**Problem details**. Return all of the data exactly as written, without the pictures.

**Given data**.
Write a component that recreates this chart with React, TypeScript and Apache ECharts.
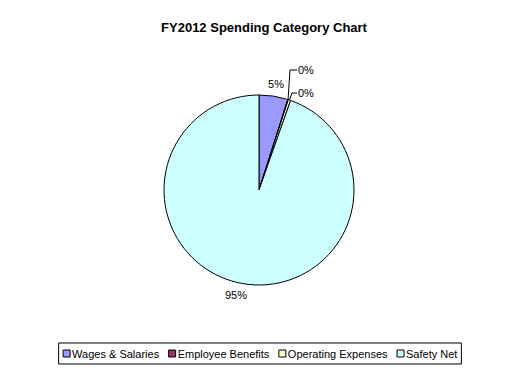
import React, { useEffect, useRef } from "react";
import * as echarts from "echarts";

const title = "FY2012 Spending Category Chart";
const categories = ["Wages & Salaries", "Employee Benefits", "Operating Expenses", "Safety Net"];
const values = [4.9, 0.1, 0.4, 94.6];
const labels = ["5%", "0%", "0%", "95%"];
const colors = ["#9999FF", "#993366", "#FFFFCC", "#CCFFFF"];

export default function App() {
  const ref = useRef<HTMLDivElement>(null);
  useEffect(() => {
    document.body.style.margin = "0";
    const chart = echarts.init(ref.current!, null, { renderer: "svg" });
    const font = "'Liberation Sans', Arial, sans-serif";
    chart.setOption({
      animation: false,
      backgroundColor: "#ffffff",
      title: {
        text: title,
        left: 259,
        textAlign: "center",
        top: 16,
        textStyle: { fontFamily: font, fontSize: 13, fontWeight: "bold", color: "#000" },
      },
      legend: {
        bottom: 9,
        left: "center",
        data: categories,
        itemWidth: 7,
        itemHeight: 7,
        itemGap: 9,
        icon: "rect",
        borderColor: "#000",
        borderWidth: 1,
        borderRadius: 0,
        padding: [5, 4, 5, 4],
        itemStyle: { borderColor: "#000", borderWidth: 1 },
        textStyle: { fontFamily: font, fontSize: 11, color: "#000", padding: [0, 0, 0, -3] },
      },
      series: [
        {
          type: "pie",
          center: [259, 190],
          radius: 95,
          startAngle: 90,
          clockwise: true,
          data: categories.map((c, i) => ({
            name: c,
            value: values[i],
            itemStyle: { color: colors[i] },
            label: { formatter: labels[i], color: "#000" },
            labelLine: { show: i === 1 || i === 2, lineStyle: { color: "#000", width: 1 } },
          })),
          itemStyle: { borderColor: "#000", borderWidth: 1 },
          emphasis: { disabled: true },
          label: {
            show: true,
            position: "outside",
            fontFamily: font,
            fontSize: 11,
            color: "#000",
          },
          labelLine: { show: true, lineStyle: { color: "#000", width: 1 } },
          labelLayout: (params: any) => {
            const i = params.dataIndex;
            const pts = params.labelLinePoints;
            const start = pts && pts[0] ? pts[0] : [290, 98];
            if (i === 0) return { x: 276, y: 84, align: "center", verticalAlign: "middle" };
            if (i === 3) return { x: 236, y: 295, align: "center", verticalAlign: "middle" };
            if (i === 1) {
              return {
                x: 298, y: 70, align: "left", verticalAlign: "middle",
                labelLinePoints: [start, [290, 70], [297, 70]],
              };
            }
            return {
              x: 298, y: 93, align: "left", verticalAlign: "middle",
              labelLinePoints: [start, [292, 93], [297, 93]],
            };
          },
        },
      ],
    });
    return () => chart.dispose();
  }, []);
  return <div ref={ref} style={{ position: "absolute", left: 0, top: 0, width: 520, height: 373 }} />;
}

**Result of the exercise**.
Write a component that recreates this chart with React, TypeScript and Apache ECharts.
import React, { useEffect, useRef } from "react";
import * as echarts from "echarts";

const title = "FY2012 Spending Category Chart";
const categories = ["Wages & Salaries", "Employee Benefits", "Operating Expenses", "Safety Net"];
const values = [4.9, 0.1, 0.4, 94.6];
const labels = ["5%", "0%", "0%", "95%"];
const colors = ["#9999FF", "#993366", "#FFFFCC", "#CCFFFF"];

export default function App() {
  const ref = useRef<HTMLDivElement>(null);
  useEffect(() => {
    document.body.style.margin = "0";
    const chart = echarts.init(ref.current!, null, { renderer: "svg" });
    const font = "'Liberation Sans', Arial, sans-serif";
    chart.setOption({
      animation: false,
      backgroundColor: "#ffffff",
      title: {
        text: title,
        left: 259,
        textAlign: "center",
        top: 16,
        textStyle: { fontFamily: font, fontSize: 13, fontWeight: "bold", color: "#000" },
      },
      legend: {
        bottom: 9,
        left: "center",
        data: categories,
        itemWidth: 7,
        itemHeight: 7,
        itemGap: 9,
        icon: "rect",
        borderColor: "#000",
        borderWidth: 1,
        borderRadius: 0,
        padding: [5, 4, 5, 4],
        itemStyle: { borderColor: "#000", borderWidth: 1 },
        textStyle: { fontFamily: font, fontSize: 11, color: "#000", padding: [0, 0, 0, -3] },
      },
      series: [
        {
          type: "pie",
          center: [259, 190],
          radius: 95,
          startAngle: 90,
          clockwise: true,
          data: categories.map((c, i) => ({
            name: c,
            value: values[i],
            itemStyle: { color: colors[i] },
            label: { formatter: labels[i], color: "#000" },
            labelLine: { show: i === 1 || i === 2, lineStyle: { color: "#000", width: 1 } },
          })),
          itemStyle: { borderColor: "#000", borderWidth: 1 },
          emphasis: { disabled: true },
          label: {
            show: true,
            position: "outside",
            fontFamily: font,
            fontSize: 11,
            color: "#000",
          },
          labelLine: { show: true, lineStyle: { color: "#000", width: 1 } },
          labelLayout: (params: any) => {
            const i = params.dataIndex;
            const pts = params.labelLinePoints;
            const start = pts && pts[0] ? pts[0] : [290, 98];
            if (i === 0) return { x: 276, y: 84, align: "center", verticalAlign: "middle" };
            if (i === 3) return { x: 236, y: 295, align: "center", verticalAlign: "middle" };
            if (i === 1) {
              return {
                x: 298, y: 70, align: "left", verticalAlign: "middle",
                labelLinePoints: [start, [290, 70], [297, 70]],
              };
            }
            return {
              x: 298, y: 93, align: "left", verticalAlign: "middle",
              labelLinePoints: [start, [292, 93], [297, 93]],
            };
          },
        },
      ],
    });
    return () => chart.dispose();
  }, []);
  return <div ref={ref} style={{ position: "absolute", left: 0, top: 0, width: 520, height: 373 }} />;
}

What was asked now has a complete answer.